## START

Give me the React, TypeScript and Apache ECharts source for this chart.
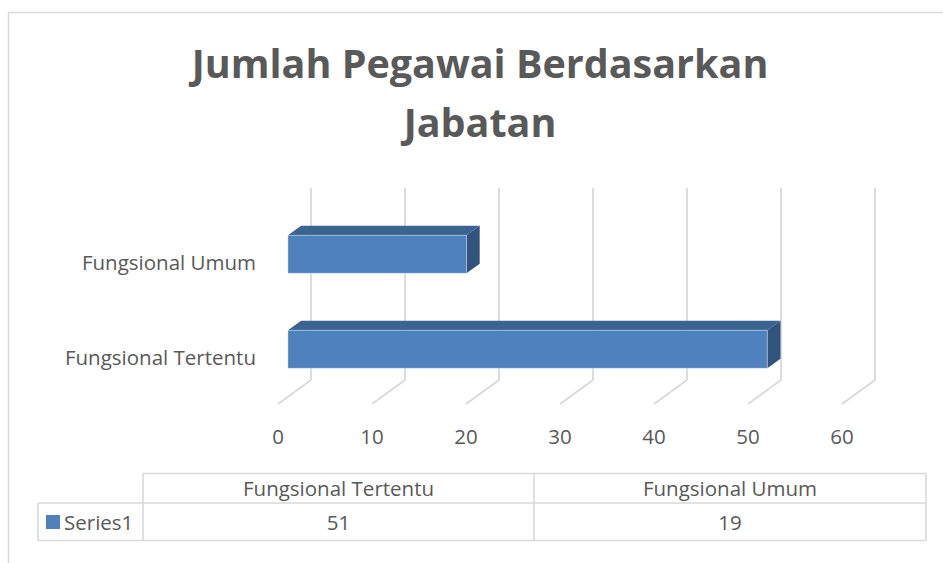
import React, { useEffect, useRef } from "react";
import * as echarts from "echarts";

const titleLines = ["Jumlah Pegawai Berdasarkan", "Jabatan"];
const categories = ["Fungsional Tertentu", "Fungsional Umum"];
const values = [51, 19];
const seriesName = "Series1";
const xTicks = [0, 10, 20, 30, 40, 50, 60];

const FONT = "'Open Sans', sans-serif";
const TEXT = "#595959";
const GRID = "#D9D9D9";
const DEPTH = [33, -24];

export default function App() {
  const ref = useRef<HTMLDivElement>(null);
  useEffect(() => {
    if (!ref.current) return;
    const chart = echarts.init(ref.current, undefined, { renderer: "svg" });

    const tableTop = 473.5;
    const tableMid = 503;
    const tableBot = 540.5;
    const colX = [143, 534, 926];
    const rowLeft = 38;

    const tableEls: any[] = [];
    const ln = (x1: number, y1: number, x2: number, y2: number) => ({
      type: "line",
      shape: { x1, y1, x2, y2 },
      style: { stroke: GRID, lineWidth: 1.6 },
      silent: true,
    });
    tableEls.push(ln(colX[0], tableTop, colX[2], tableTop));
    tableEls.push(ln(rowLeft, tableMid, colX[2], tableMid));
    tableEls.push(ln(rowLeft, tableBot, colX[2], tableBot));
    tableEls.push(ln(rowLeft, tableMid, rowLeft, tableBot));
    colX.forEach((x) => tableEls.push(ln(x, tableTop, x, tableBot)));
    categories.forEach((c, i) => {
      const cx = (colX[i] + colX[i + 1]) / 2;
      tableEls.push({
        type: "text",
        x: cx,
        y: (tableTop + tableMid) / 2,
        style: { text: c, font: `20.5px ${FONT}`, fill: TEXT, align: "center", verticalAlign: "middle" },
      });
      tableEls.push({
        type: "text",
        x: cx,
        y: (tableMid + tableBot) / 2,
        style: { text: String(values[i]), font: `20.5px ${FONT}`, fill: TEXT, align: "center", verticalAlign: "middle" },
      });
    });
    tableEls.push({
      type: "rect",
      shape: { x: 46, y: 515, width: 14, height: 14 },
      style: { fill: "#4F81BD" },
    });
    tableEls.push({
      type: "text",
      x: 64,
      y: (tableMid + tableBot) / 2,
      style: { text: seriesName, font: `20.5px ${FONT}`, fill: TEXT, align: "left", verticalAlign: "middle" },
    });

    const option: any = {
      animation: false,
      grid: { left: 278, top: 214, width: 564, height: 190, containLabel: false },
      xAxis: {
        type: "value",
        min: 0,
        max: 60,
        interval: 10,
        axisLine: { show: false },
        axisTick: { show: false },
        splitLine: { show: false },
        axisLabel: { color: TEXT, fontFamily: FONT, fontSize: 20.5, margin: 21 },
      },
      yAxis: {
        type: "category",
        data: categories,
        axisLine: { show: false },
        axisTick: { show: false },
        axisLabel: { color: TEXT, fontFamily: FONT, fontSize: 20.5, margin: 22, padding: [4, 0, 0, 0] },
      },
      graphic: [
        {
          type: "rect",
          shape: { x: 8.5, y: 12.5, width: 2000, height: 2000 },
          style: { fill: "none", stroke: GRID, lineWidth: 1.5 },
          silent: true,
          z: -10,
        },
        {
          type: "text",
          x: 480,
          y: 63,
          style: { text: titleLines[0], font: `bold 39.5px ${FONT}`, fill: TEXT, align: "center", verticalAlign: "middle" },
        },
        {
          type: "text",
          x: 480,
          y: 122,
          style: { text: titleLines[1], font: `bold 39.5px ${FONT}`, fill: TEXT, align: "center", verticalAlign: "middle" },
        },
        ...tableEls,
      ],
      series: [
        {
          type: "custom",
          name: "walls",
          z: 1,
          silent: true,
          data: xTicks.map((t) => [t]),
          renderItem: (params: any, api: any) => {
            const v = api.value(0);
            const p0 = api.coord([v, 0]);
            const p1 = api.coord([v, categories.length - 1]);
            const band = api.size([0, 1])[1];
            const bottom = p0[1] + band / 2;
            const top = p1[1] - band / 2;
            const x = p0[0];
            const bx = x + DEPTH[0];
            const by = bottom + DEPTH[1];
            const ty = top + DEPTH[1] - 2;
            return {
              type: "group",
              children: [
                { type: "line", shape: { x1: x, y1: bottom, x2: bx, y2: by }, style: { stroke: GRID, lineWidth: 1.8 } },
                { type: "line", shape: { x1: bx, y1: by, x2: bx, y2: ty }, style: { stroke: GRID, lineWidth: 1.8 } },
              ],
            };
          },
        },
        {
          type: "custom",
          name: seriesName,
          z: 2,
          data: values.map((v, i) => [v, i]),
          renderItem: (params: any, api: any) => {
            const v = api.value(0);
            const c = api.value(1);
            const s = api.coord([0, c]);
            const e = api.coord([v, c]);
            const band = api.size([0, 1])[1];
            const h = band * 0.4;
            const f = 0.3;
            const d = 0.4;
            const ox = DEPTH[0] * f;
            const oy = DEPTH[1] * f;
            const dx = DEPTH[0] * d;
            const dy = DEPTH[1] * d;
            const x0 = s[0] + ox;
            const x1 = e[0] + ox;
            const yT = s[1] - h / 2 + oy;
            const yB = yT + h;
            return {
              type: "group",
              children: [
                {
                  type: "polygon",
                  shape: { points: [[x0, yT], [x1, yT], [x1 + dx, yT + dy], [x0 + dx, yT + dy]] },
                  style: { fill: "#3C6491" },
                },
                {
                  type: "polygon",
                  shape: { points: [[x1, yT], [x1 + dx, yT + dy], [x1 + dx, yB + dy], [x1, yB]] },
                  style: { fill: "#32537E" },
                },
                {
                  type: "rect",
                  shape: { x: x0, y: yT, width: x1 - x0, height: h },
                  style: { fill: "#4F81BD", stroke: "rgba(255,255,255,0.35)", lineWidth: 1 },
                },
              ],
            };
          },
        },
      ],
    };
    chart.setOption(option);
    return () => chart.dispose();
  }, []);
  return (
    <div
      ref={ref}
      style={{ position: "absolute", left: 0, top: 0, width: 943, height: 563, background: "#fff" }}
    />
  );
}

## END

Work to be completed: Take the lines from the start of the material to the line with "const DEPTH = [33, -24];", both included, and transcribe them exactly without the pictures.

Correct result:
Give me the React, TypeScript and Apache ECharts source for this chart.
import React, { useEffect, useRef } from "react";
import * as echarts from "echarts";

const titleLines = ["Jumlah Pegawai Berdasarkan", "Jabatan"];
const categories = ["Fungsional Tertentu", "Fungsional Umum"];
const values = [51, 19];
const seriesName = "Series1";
const xTicks = [0, 10, 20, 30, 40, 50, 60];

const FONT = "'Open Sans', sans-serif";
const TEXT = "#595959";
const GRID = "#D9D9D9";
const DEPTH = [33, -24];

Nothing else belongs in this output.